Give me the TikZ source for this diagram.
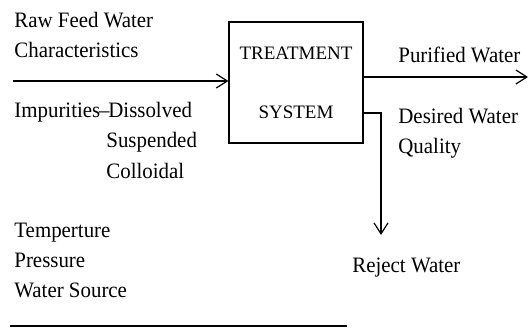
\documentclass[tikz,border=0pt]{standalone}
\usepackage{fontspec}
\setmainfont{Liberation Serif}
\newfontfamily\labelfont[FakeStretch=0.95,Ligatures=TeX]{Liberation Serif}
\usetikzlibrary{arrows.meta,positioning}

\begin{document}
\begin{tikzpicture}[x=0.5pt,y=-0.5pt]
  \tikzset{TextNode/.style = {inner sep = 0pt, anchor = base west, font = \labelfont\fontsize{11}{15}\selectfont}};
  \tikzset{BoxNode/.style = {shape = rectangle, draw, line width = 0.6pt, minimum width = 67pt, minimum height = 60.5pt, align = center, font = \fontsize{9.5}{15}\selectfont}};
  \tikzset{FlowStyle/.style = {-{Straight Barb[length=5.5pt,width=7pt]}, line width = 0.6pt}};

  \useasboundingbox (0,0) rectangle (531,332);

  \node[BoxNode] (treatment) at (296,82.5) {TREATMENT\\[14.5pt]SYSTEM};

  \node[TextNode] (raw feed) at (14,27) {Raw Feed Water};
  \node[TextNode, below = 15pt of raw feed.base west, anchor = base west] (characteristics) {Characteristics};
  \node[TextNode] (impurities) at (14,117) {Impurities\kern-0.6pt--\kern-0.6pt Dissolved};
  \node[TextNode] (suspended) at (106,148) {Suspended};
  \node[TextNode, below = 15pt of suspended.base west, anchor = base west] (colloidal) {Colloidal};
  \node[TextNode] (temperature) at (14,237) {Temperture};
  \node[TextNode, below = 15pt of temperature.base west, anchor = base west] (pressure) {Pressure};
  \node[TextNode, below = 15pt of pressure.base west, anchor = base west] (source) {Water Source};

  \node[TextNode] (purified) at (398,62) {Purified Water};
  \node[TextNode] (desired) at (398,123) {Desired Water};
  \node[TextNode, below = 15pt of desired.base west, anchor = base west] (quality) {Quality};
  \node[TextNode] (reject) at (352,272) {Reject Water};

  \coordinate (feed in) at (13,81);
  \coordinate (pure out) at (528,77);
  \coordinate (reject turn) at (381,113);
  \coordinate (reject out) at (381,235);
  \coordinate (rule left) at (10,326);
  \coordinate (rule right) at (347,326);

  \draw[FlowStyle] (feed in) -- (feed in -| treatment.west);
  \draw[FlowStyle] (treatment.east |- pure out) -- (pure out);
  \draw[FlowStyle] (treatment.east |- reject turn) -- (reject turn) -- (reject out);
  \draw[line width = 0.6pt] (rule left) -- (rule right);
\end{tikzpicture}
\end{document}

......

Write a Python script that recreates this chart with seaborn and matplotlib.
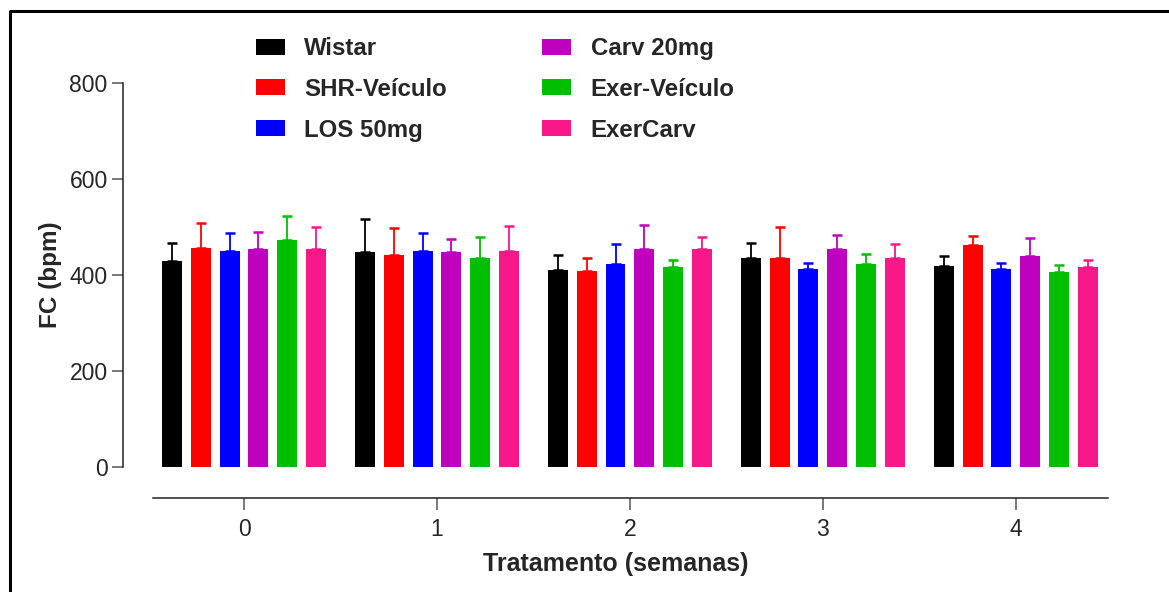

......

Your objective. Single out each line of the records above with the string "this" in it, and copy it.

In response.
Give me the TikZ source for this diagram.
Write a Python script that recreates this chart with seaborn and matplotlib.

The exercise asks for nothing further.